Quizman Nadler's success is a triumph of mind over manner. On the kind of show that hallows what it calls the "upbeat" personality, he is an offbeat figure: a small (5 ft. 4 in., 152 Ib.) man with an oppressed air, an uneasy smile and a cocky way of blurting his answers. His pronunciation is occasionally mangled, e.g., Joan of Arc was "beautified" in 1909. And his replies are so swift and sure, so full of extraneous details that come gushing with almaniacal glee that the show's producers feared at first that the show would seem a put-up job.
Since he challenged all comers on any subject, Nadler has taken on five, lost only one game (he said that Beethoven's Fourth Symphony was in the key of B Flat Minor instead of B Flat*), and the show now has trouble persuading experts to risk their reputations against him.
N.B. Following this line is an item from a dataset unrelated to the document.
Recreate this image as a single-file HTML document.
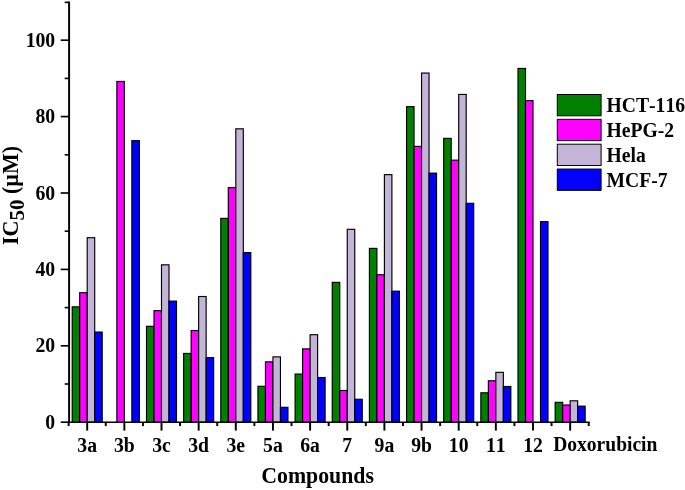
<!DOCTYPE html>
<html><head><meta charset="utf-8"><title>IC50 chart</title>
<style>
html,body{margin:0;padding:0;background:#fff;}
svg{display:block;}
text{font-kerning:none;font-family:"Liberation Serif",serif;font-weight:bold;fill:#000;}
</style></head><body>
<svg width="685" height="490" viewBox="0 0 685 490">
<rect width="685" height="490" fill="#fff"/>
<g stroke="#000" stroke-width="1.15">
<rect x="72.20" y="306.84" width="7.50" height="115.36" fill="#008000"/>
<rect x="79.70" y="292.70" width="7.50" height="129.50" fill="#ff00ff"/>
<rect x="87.20" y="237.69" width="7.50" height="184.51" fill="#c3b4d8"/>
<rect x="94.70" y="332.05" width="7.50" height="90.15" fill="#0000ff"/>
<rect x="116.85" y="81.46" width="7.50" height="340.74" fill="#ff00ff"/>
<rect x="131.85" y="140.67" width="7.50" height="281.53" fill="#0000ff"/>
<rect x="146.50" y="326.32" width="7.50" height="95.88" fill="#008000"/>
<rect x="154.00" y="310.66" width="7.50" height="111.54" fill="#ff00ff"/>
<rect x="161.50" y="264.82" width="7.50" height="157.38" fill="#c3b4d8"/>
<rect x="169.00" y="301.11" width="7.50" height="121.09" fill="#0000ff"/>
<rect x="183.65" y="353.44" width="7.50" height="68.76" fill="#008000"/>
<rect x="191.15" y="330.52" width="7.50" height="91.68" fill="#ff00ff"/>
<rect x="198.65" y="296.52" width="7.50" height="125.68" fill="#c3b4d8"/>
<rect x="206.15" y="357.64" width="7.50" height="64.56" fill="#0000ff"/>
<rect x="220.80" y="218.40" width="7.50" height="203.80" fill="#008000"/>
<rect x="228.30" y="187.65" width="7.50" height="234.55" fill="#ff00ff"/>
<rect x="235.80" y="128.82" width="7.50" height="293.38" fill="#c3b4d8"/>
<rect x="243.30" y="252.59" width="7.50" height="169.61" fill="#0000ff"/>
<rect x="257.95" y="386.29" width="7.50" height="35.91" fill="#008000"/>
<rect x="265.45" y="361.84" width="7.50" height="60.36" fill="#ff00ff"/>
<rect x="272.95" y="356.88" width="7.50" height="65.32" fill="#c3b4d8"/>
<rect x="280.45" y="407.30" width="7.50" height="14.90" fill="#0000ff"/>
<rect x="295.10" y="374.07" width="7.50" height="48.13" fill="#008000"/>
<rect x="302.60" y="348.86" width="7.50" height="73.34" fill="#ff00ff"/>
<rect x="310.10" y="334.72" width="7.50" height="87.48" fill="#c3b4d8"/>
<rect x="317.60" y="377.51" width="7.50" height="44.69" fill="#0000ff"/>
<rect x="332.25" y="282.39" width="7.50" height="139.81" fill="#008000"/>
<rect x="339.75" y="390.49" width="7.50" height="31.71" fill="#ff00ff"/>
<rect x="347.25" y="229.29" width="7.50" height="192.91" fill="#c3b4d8"/>
<rect x="354.75" y="399.28" width="7.50" height="22.92" fill="#0000ff"/>
<rect x="369.40" y="248.39" width="7.50" height="173.81" fill="#008000"/>
<rect x="376.90" y="274.75" width="7.50" height="147.45" fill="#ff00ff"/>
<rect x="384.40" y="174.66" width="7.50" height="247.54" fill="#c3b4d8"/>
<rect x="391.90" y="291.17" width="7.50" height="131.03" fill="#0000ff"/>
<rect x="406.55" y="106.67" width="7.50" height="315.53" fill="#008000"/>
<rect x="414.05" y="146.40" width="7.50" height="275.80" fill="#ff00ff"/>
<rect x="421.55" y="73.05" width="7.50" height="349.15" fill="#c3b4d8"/>
<rect x="429.05" y="173.14" width="7.50" height="249.06" fill="#0000ff"/>
<rect x="443.70" y="138.37" width="7.50" height="283.83" fill="#008000"/>
<rect x="451.20" y="160.15" width="7.50" height="262.05" fill="#ff00ff"/>
<rect x="458.70" y="94.44" width="7.50" height="327.76" fill="#c3b4d8"/>
<rect x="466.20" y="203.31" width="7.50" height="218.89" fill="#0000ff"/>
<rect x="480.85" y="392.79" width="7.50" height="29.41" fill="#008000"/>
<rect x="488.35" y="380.75" width="7.50" height="41.45" fill="#ff00ff"/>
<rect x="495.85" y="372.35" width="7.50" height="49.85" fill="#c3b4d8"/>
<rect x="503.35" y="386.48" width="7.50" height="35.72" fill="#0000ff"/>
<rect x="518.00" y="68.47" width="7.50" height="353.73" fill="#008000"/>
<rect x="525.50" y="100.56" width="7.50" height="321.64" fill="#ff00ff"/>
<rect x="540.50" y="221.65" width="7.50" height="200.55" fill="#0000ff"/>
<rect x="555.15" y="402.34" width="7.50" height="19.86" fill="#008000"/>
<rect x="562.65" y="405.01" width="7.50" height="17.19" fill="#ff00ff"/>
<rect x="570.15" y="400.81" width="7.50" height="21.39" fill="#c3b4d8"/>
<rect x="577.65" y="406.16" width="7.50" height="16.04" fill="#0000ff"/>
</g>
<g stroke="#000" stroke-width="1.95" fill="none">
<path d="M69.10 1.53 V423.02"/>
<path d="M87.20 422.20 V430.60"/>
<path d="M68.62 422.20 V426.10"/>
<path d="M124.35 422.20 V430.60"/>
<path d="M105.77 422.20 V426.10"/>
<path d="M161.50 422.20 V430.60"/>
<path d="M142.93 422.20 V426.10"/>
<path d="M198.65 422.20 V430.60"/>
<path d="M180.07 422.20 V426.10"/>
<path d="M235.80 422.20 V430.60"/>
<path d="M217.23 422.20 V426.10"/>
<path d="M272.95 422.20 V430.60"/>
<path d="M254.38 422.20 V426.10"/>
<path d="M310.10 422.20 V430.60"/>
<path d="M291.52 422.20 V426.10"/>
<path d="M347.25 422.20 V430.60"/>
<path d="M328.68 422.20 V426.10"/>
<path d="M384.40 422.20 V430.60"/>
<path d="M365.82 422.20 V426.10"/>
<path d="M421.55 422.20 V430.60"/>
<path d="M402.97 422.20 V426.10"/>
<path d="M458.70 422.20 V430.60"/>
<path d="M440.12 422.20 V426.10"/>
<path d="M495.85 422.20 V430.60"/>
<path d="M477.27 422.20 V426.10"/>
<path d="M533.00 422.20 V430.60"/>
<path d="M514.42 422.20 V426.10"/>
<path d="M570.15 422.20 V430.60"/>
<path d="M551.57 422.20 V426.10"/>
<path d="M588.73 422.20 V426.10"/>
</g>
<g stroke="#000" stroke-width="1.65" fill="none">
<path d="M68.12 422.20 H589.70"/>
<path d="M60.70 422.20 H69.10"/>
<path d="M64.70 384.00 H69.10"/>
<path d="M60.70 345.80 H69.10"/>
<path d="M64.70 307.60 H69.10"/>
<path d="M60.70 269.40 H69.10"/>
<path d="M64.70 231.20 H69.10"/>
<path d="M60.70 193.00 H69.10"/>
<path d="M64.70 154.80 H69.10"/>
<path d="M60.70 116.60 H69.10"/>
<path d="M64.70 78.40 H69.10"/>
<path d="M60.70 40.20 H69.10"/>
<path d="M64.70 2.35 H69.10"/>
</g>
<g font-size="19.7" text-anchor="end">
<text transform="translate(55.2,428.65) scale(1,1.06)">0</text>
<text transform="translate(55.2,352.10) scale(1,1.06)">20</text>
<text transform="translate(55.2,276.25) scale(1,1.06)">40</text>
<text transform="translate(55.2,200.00) scale(1,1.06)">60</text>
<text transform="translate(55.2,123.00) scale(1,1.06)">80</text>
<text transform="translate(55.2,47.20) scale(1,1.06)">100</text>
</g>
<g font-size="19.7" text-anchor="middle">
<text transform="translate(87.20,452.0) scale(1,1.03)">3a</text>
<text transform="translate(124.35,452.0) scale(1,1.03)">3b</text>
<text transform="translate(161.50,452.0) scale(1,1.03)">3c</text>
<text transform="translate(198.65,452.0) scale(1,1.03)">3d</text>
<text transform="translate(235.80,452.0) scale(1,1.03)">3e</text>
<text transform="translate(272.95,452.0) scale(1,1.03)">5a</text>
<text transform="translate(310.10,452.0) scale(1,1.03)">6a</text>
<text transform="translate(347.25,452.0) scale(1,1.03)">7</text>
<text transform="translate(384.40,452.0) scale(1,1.03)">9a</text>
<text transform="translate(421.55,452.0) scale(1,1.03)">9b</text>
<text transform="translate(458.70,452.0) scale(1,1.03)">10</text>
<text transform="translate(495.85,452.0) scale(1,1.03)">11</text>
<text transform="translate(533.00,452.0) scale(1,1.03)">12</text>
<text transform="translate(553.20,450.8) scale(1,1.03)" font-size="19.55" text-anchor="start">Doxorubicin</text>
</g>
<text transform="translate(317.6,483.3) scale(1,1.04)" font-size="21.8" text-anchor="middle">Compounds</text>
<text transform="translate(18.0,245) rotate(-90) scale(1,1.03)" font-size="22">IC<tspan font-size="21" dy="6.2">50</tspan><tspan dy="-6.2"> (µM)</tspan></text>
<g stroke="#000" stroke-width="1">
<rect x="557.3" y="94.50" width="43.8" height="21.3" fill="#008000"/>
<rect x="557.3" y="119.35" width="43.8" height="21.3" fill="#ff00ff"/>
<rect x="557.3" y="144.20" width="43.8" height="21.3" fill="#c3b4d8"/>
<rect x="557.3" y="169.05" width="43.8" height="21.3" fill="#0000ff"/>
</g>
<g font-size="19.65">
<text transform="translate(606.5,111.90) scale(1,1.05)">HCT-116</text>
<text transform="translate(606.5,136.90) scale(1,1.05)">HePG-2</text>
<text transform="translate(606.5,161.90) scale(1,1.05)">Hela</text>
<text transform="translate(606.5,186.90) scale(1,1.05)">MCF-7</text>
</g>
</svg>
</body></html>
Nadler's opponents have generally surpassed him in schooling. He never went beyond the eighth grade at Mullanphy grammar school in St. Louis because he had to work to support his family. But he read hungrily, listened to radio music in his spare time, and found that "just about everything that interested me stuck." Without really trying, he says, he can rattle off the names and dates of any ruler in any major country through history, give the dates, forces employed and strategy of 500 historic battles, or hum entire symphonies. Thanks to his rare gift, Nadler currently may add as much as $192,000 to winnings that have already provided a $15,000 house for his wife and three sons. Beyond that, he can take his pick of offers that will lift him out of his clerk's job in the Army supply depot in downtown St. Louis.
* It opens in B Flat Minor, but is mostly in the major key.